§ **WHAT THIS TASK INVOLVES**: Restate, exactly and without pictures, the lines from the start of the listing below through the line holding "const f0Ticks = [0, 500];".

§ **DATA EXCERPT**:
>> begin

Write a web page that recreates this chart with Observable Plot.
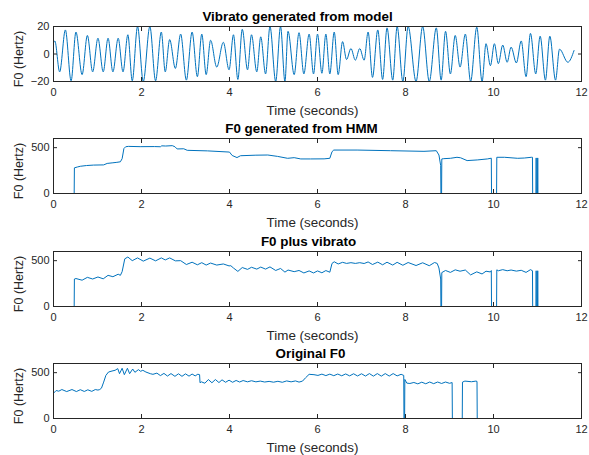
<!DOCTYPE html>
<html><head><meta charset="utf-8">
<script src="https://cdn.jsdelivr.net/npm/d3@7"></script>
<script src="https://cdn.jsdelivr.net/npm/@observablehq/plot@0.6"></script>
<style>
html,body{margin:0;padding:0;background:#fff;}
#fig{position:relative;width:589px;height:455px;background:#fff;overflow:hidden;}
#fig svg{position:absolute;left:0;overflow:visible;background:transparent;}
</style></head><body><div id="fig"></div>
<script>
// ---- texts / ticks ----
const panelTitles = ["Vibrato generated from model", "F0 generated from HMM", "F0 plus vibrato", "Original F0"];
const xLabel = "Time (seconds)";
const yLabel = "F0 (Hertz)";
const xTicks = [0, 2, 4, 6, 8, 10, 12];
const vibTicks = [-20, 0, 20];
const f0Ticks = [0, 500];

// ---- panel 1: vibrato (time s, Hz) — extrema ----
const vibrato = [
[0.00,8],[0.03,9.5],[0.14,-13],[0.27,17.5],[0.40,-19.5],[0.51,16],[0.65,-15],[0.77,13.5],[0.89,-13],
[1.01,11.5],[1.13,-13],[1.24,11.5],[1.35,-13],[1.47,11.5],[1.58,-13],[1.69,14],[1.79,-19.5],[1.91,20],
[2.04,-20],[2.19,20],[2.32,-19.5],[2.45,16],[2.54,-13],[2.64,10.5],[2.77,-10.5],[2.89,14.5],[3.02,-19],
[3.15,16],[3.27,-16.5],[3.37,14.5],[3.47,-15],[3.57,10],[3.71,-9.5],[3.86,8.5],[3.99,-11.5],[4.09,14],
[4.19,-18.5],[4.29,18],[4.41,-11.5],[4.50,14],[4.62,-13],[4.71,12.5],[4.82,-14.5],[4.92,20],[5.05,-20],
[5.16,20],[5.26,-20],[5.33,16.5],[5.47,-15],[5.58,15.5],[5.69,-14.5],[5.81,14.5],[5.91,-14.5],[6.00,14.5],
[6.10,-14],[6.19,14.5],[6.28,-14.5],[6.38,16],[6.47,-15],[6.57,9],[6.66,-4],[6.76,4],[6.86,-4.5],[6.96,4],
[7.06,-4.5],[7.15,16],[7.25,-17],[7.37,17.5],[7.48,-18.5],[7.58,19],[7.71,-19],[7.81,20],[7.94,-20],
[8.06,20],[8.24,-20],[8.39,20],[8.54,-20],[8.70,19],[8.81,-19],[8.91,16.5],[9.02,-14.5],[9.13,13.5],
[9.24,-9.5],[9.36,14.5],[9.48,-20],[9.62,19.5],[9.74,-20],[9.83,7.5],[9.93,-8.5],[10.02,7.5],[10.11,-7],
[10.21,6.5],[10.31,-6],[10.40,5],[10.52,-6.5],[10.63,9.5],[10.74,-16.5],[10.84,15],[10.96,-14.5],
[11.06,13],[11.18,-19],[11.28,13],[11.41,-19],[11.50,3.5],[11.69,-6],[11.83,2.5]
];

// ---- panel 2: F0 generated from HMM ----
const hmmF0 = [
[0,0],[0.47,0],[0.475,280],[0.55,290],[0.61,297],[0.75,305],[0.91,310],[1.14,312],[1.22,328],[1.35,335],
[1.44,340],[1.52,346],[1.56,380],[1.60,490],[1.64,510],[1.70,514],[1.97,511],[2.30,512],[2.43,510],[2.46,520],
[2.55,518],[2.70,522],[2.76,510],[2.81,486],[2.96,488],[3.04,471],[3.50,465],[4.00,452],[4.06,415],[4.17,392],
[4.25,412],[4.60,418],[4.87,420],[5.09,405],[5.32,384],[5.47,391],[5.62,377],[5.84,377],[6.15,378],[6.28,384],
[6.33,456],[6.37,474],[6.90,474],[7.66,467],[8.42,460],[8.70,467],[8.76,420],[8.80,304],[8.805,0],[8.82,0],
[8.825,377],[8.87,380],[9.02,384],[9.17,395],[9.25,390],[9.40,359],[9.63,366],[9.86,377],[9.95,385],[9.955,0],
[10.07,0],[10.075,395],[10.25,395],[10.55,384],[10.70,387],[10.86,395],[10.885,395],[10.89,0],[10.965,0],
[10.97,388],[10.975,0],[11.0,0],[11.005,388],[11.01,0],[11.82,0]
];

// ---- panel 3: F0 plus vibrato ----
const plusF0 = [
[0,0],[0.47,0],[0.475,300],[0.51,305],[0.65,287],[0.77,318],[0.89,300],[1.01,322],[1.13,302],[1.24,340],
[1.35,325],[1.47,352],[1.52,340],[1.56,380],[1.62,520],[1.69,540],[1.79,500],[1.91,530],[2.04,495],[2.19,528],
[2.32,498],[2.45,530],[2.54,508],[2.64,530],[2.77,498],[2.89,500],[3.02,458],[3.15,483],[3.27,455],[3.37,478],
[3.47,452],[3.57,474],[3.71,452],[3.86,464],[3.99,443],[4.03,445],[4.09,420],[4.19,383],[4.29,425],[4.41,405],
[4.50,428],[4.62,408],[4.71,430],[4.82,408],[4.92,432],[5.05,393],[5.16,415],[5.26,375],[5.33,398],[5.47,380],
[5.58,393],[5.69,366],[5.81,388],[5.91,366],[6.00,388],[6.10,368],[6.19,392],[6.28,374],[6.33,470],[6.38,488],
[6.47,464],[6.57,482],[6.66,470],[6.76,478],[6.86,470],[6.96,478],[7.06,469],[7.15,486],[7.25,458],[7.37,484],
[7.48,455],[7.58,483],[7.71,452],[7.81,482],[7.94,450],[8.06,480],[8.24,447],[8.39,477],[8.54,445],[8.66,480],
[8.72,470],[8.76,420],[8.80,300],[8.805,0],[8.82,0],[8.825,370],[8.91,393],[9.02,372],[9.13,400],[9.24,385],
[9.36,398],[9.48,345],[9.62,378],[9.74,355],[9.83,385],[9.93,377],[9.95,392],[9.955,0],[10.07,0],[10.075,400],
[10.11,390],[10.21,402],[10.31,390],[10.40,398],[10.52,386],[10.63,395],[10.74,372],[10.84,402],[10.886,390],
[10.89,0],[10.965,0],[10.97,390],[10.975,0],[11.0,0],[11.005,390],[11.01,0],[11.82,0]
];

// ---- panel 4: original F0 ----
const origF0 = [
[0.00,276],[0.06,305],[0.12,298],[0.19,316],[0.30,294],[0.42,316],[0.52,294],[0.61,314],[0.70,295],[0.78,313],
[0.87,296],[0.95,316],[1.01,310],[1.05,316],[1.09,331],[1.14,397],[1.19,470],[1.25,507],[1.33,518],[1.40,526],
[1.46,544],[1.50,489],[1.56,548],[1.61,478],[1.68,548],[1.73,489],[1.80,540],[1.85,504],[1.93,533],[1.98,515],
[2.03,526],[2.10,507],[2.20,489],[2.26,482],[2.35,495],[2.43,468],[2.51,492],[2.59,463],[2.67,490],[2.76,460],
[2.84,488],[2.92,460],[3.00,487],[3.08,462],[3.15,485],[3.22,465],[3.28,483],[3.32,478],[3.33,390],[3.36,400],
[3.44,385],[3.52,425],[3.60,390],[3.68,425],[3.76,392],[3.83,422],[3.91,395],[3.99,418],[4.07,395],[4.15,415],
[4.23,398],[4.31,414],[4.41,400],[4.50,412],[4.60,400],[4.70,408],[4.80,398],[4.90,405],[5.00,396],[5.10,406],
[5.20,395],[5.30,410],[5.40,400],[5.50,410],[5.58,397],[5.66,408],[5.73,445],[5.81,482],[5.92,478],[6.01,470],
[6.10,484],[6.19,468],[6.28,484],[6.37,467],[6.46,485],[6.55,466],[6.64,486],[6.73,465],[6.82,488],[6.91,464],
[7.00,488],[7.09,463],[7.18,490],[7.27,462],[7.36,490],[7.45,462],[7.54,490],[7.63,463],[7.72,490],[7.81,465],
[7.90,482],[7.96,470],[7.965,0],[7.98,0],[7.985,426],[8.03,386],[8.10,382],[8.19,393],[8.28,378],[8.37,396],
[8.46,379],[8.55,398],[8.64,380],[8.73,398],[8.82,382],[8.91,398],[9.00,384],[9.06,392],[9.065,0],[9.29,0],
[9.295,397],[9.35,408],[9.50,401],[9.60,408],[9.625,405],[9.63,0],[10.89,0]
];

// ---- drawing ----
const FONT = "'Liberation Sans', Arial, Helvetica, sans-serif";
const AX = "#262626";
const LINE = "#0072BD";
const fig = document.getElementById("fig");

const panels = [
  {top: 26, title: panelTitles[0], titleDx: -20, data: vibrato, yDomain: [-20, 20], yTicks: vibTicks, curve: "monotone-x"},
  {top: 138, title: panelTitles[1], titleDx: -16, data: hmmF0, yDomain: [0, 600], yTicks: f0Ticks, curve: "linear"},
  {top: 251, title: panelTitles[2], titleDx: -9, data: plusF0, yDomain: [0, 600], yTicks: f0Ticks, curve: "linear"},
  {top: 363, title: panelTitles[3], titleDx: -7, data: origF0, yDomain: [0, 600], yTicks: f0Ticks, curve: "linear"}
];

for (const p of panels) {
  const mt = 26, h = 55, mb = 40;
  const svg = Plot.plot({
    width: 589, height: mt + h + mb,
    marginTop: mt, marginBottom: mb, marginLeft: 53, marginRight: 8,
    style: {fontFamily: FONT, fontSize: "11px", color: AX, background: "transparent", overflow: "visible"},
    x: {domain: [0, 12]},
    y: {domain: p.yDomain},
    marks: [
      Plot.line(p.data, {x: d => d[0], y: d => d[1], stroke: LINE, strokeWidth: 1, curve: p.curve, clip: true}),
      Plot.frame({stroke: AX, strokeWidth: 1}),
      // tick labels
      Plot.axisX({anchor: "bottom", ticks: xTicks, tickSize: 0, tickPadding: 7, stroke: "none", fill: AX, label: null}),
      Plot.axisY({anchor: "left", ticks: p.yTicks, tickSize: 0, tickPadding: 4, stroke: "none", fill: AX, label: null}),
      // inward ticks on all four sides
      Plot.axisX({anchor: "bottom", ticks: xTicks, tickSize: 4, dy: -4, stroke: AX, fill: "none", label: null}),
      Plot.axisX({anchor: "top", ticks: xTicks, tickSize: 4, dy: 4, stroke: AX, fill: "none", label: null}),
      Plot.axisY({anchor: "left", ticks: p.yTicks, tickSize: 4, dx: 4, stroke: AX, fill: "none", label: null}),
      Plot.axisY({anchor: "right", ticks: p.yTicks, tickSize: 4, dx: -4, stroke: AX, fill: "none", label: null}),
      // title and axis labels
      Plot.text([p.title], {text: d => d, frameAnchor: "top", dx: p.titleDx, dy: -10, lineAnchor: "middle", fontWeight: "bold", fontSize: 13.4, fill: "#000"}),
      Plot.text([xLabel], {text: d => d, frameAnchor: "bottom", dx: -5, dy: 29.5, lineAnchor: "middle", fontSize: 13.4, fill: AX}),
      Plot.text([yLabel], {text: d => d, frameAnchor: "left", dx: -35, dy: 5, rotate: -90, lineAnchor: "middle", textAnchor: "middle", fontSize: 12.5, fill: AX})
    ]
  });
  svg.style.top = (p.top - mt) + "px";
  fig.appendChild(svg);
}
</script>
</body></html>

>> end

§ **FULL RESPONSE**:
Write a web page that recreates this chart with Observable Plot.
<!DOCTYPE html>
<html><head><meta charset="utf-8">
<script src="https://cdn.jsdelivr.net/npm/d3@7"></script>
<script src="https://cdn.jsdelivr.net/npm/@observablehq/plot@0.6"></script>
<style>
html,body{margin:0;padding:0;background:#fff;}
#fig{position:relative;width:589px;height:455px;background:#fff;overflow:hidden;}
#fig svg{position:absolute;left:0;overflow:visible;background:transparent;}
</style></head><body><div id="fig"></div>
<script>
// ---- texts / ticks ----
const panelTitles = ["Vibrato generated from model", "F0 generated from HMM", "F0 plus vibrato", "Original F0"];
const xLabel = "Time (seconds)";
const yLabel = "F0 (Hertz)";
const xTicks = [0, 2, 4, 6, 8, 10, 12];
const vibTicks = [-20, 0, 20];
const f0Ticks = [0, 500];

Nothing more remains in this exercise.